The renal proximal tubule (PT) is the major target of cadmium (Cd 2+ ) toxicity where Cd 2+ causes stress and apoptosis. Autophagy is induced by cell stress, e.g., endoplasmic reticulum (ER) stress, and may contribute to cell survival or death. The role of autophagy in Cd 2+ -induced nephrotoxicity remains unsettled due to contradictory results and lack of evidence for autophagic machinery damage by Cd 2+ . Cd 2+ -induced autophagy in rat kidney PT cell line NRK-52E and its role in cell death was investigated. Increased LC3-II and decreased p62 as autophagy markers indicate rapid induction of autophagic flux by Cd 2+ (5–10 µM) after 1 h, accompanied by ER stress (increased p-PERK, p-eIF2α, CHOP). Cd 2+ exposure exceeding 3 h results in p62/LC3-II accumulation, but diminished effect of lysosomal inhibitors (bafilomycin A1, pepstatin A +E-64d) on p62/LC3-II levels, indicating decreased autophagic flux and cargo degradation. At 24 h exposure, Cd 2+ (5–25 µM) activates intrinsic apoptotic pathways (Bax/Bcl-2, PARP-1), which is not evident earlier (≤6 h) although cell viability by MTT assay is decreased. Autophagy inducer rapamycin (100 nM) does not overcome autophagy inhibition or Cd 2+ -induced cell viability loss.

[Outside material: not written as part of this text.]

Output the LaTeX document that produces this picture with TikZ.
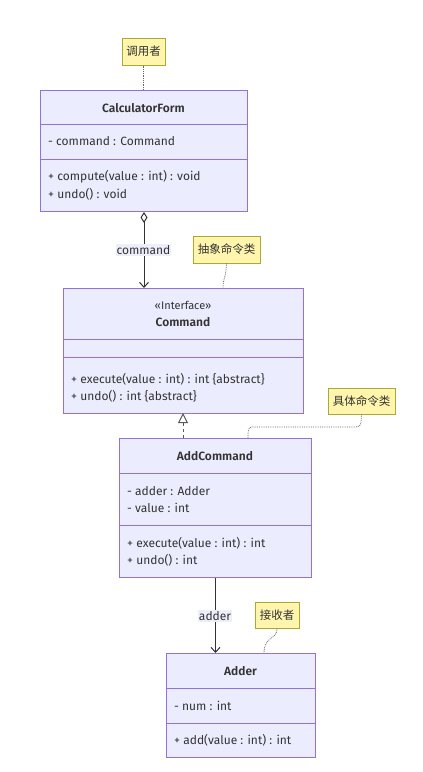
\documentclass[tikz,border=0pt]{standalone}
\usepackage{fontspec}
\setmainfont{Fira Sans}[BoldFont={Fira Sans SemiBold}]
\newfontfamily\cjk{Noto Sans CJK SC}
\usetikzlibrary{arrows.meta}
\definecolor{clsfill}{HTML}{ECECFF}
\definecolor{clsdraw}{HTML}{9370DB}
\definecolor{notefill}{HTML}{FFF5AD}
\definecolor{notedraw}{HTML}{AAAA33}
\definecolor{ink}{HTML}{333333}
\definecolor{lblfill}{HTML}{EEEEFB}
\tikzset{
  cls/.style={draw=clsdraw, fill=clsfill, line width=1pt, inner sep=0pt, anchor=north west},
  divline/.style={draw=clsdraw, line width=1pt},
  txt/.style={text=ink, anchor=west, inner sep=0pt, font=\fontsize{12}{14}\selectfont},
  ttl/.style={text=ink, inner sep=0pt, font=\fontsize{12}{14}\selectfont\bfseries},
  note/.style={draw=notedraw, fill=notefill, line width=1pt, inner sep=0pt, font=\cjk\fontsize{11.5}{13}\selectfont, text=ink},
  notelink/.style={draw=gray!80!black, densely dotted, line width=0.8pt},
  edge/.style={draw=ink, line width=1pt},
  lbl/.style={fill=lblfill, text=ink, inner sep=1pt, font=\fontsize{12}{14}\selectfont},
}
\begin{document}
\begin{tikzpicture}[x=1pt,y=-1pt]
\useasboundingbox[fill=white] (0,0) rectangle (423,772);

% CalculatorForm
\node[cls, minimum width=207pt, minimum height=121pt] (cf) at (40,90) {};
\draw[divline] (40,124) -- (247,124);
\draw[divline] (40,159) -- (247,159);
\node[ttl] (cft) at (143.5,108) {CalculatorForm};
\node[txt] (cfa) at (48,141) {- command : Command};
\node[txt] (cfm1) at (48,177) {+ compute(value : int) : void};
\node[txt] (cfm2) at (48,194) {+ undo() : void};

% Command
\node[cls, minimum width=240pt, minimum height=125pt] (cmd) at (63,288) {};
\draw[divline] (63,339) -- (303,339);
\draw[divline] (63,357) -- (303,357);
\node[text=ink, inner sep=0pt, font=\fontsize{11}{13}\selectfont] (cmds) at (183,305) {«Interface»};
\node[ttl] (cmdt) at (183,322) {Command};
\node[txt] (cmdm1) at (71,379) {+ execute(value : int) : int \{abstract\}};
\node[txt] (cmdm2) at (71,396) {+ undo() : int \{abstract\}};

% AddCommand
\node[cls, minimum width=192pt, minimum height=139pt] (ac) at (119,438) {};
\draw[divline] (119,473) -- (311,473);
\draw[divline] (119,525) -- (311,525);
\node[ttl] (act) at (215,456) {AddCommand};
\node[txt] (aca1) at (127,491) {- adder : Adder};
\node[txt] (aca2) at (127,508) {- value : int};
\node[txt] (acm1) at (127,543) {+ execute(value : int) : int};
\node[txt] (acm2) at (127,560) {+ undo() : int};

% Adder
\node[cls, minimum width=149pt, minimum height=104pt] (ad) at (166,653) {};
\draw[divline] (166,688) -- (315,688);
\draw[divline] (166,723) -- (315,723);
\node[ttl] (adt) at (240.5,671) {Adder};
\node[txt] (ada) at (174,706) {- num : int};
\node[txt] (adm) at (174,740) {+ add(value : int) : int};

% Notes
\node[note, minimum width=43pt, minimum height=27pt] (n1) at (143.5,51.5) {调用者};
\node[note, minimum width=67pt, minimum height=27pt] (n2) at (226.5,249.5) {抽象命令类};
\node[note, minimum width=67pt, minimum height=26pt] (n3) at (361.5,401) {具体命令类};
\node[note, minimum width=44pt, minimum height=26pt] (n4) at (277,615) {接收者};

\draw[notelink] (n1.south) -- (n1.south |- cf.north);
\draw[notelink] (n2.south) .. controls (226,278) and (223,278) .. (223,288);
\coordinate (c3) at (248,438);
\draw[notelink] (n3.south) -- (361,423) to[out=-90,in=0] (356,427) -- (252,427) to[out=180,in=90] (c3);
\coordinate (c4) at (264,653);
\draw[notelink] (n4.south) .. controls (277,640) and (264,636) .. (c4);

% Edges
\draw[edge, {Diamond[open,length=11pt,width=7pt]}-{Straight Barb[length=5pt,width=9pt]}] (cf.south) -- (cf.south |- cmd.north);
\node[lbl] (l1) at (143.5,250) {command};
\draw[draw=gray!70!black, line width=1pt, dashed, {Triangle[open,length=10pt,width=10pt]}-] (183,413) -- (183,438);
\draw[edge, -{Straight Barb[length=5pt,width=9pt]}] (ac.south) -- (ad.north -| ac.south);
\node[lbl] (l2) at (215,616) {adder};
\end{tikzpicture}
\end{document}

The autophagosome–lysosome fusion inhibitor liensinine (5 μM) increases CHOP and Bax/Bcl-2-dependent apoptosis by low Cd 2+ stress, but not by high Cd 2+ . Lysosomal instability by Cd 2+ (5 μM; 6 h) is indicated by increases in cellular sphingomyelin and membrane fluidity and decreases in cathepsins and LAMP1. The data suggest dual and temporal impact of Cd 2+ on autophagy: Low Cd 2+ stress rapidly activates autophagy counteracting damage but Cd 2+ stress accrual disrupts autophagic flux and lysosomal stability, possibly resulting in lysosomal cell death.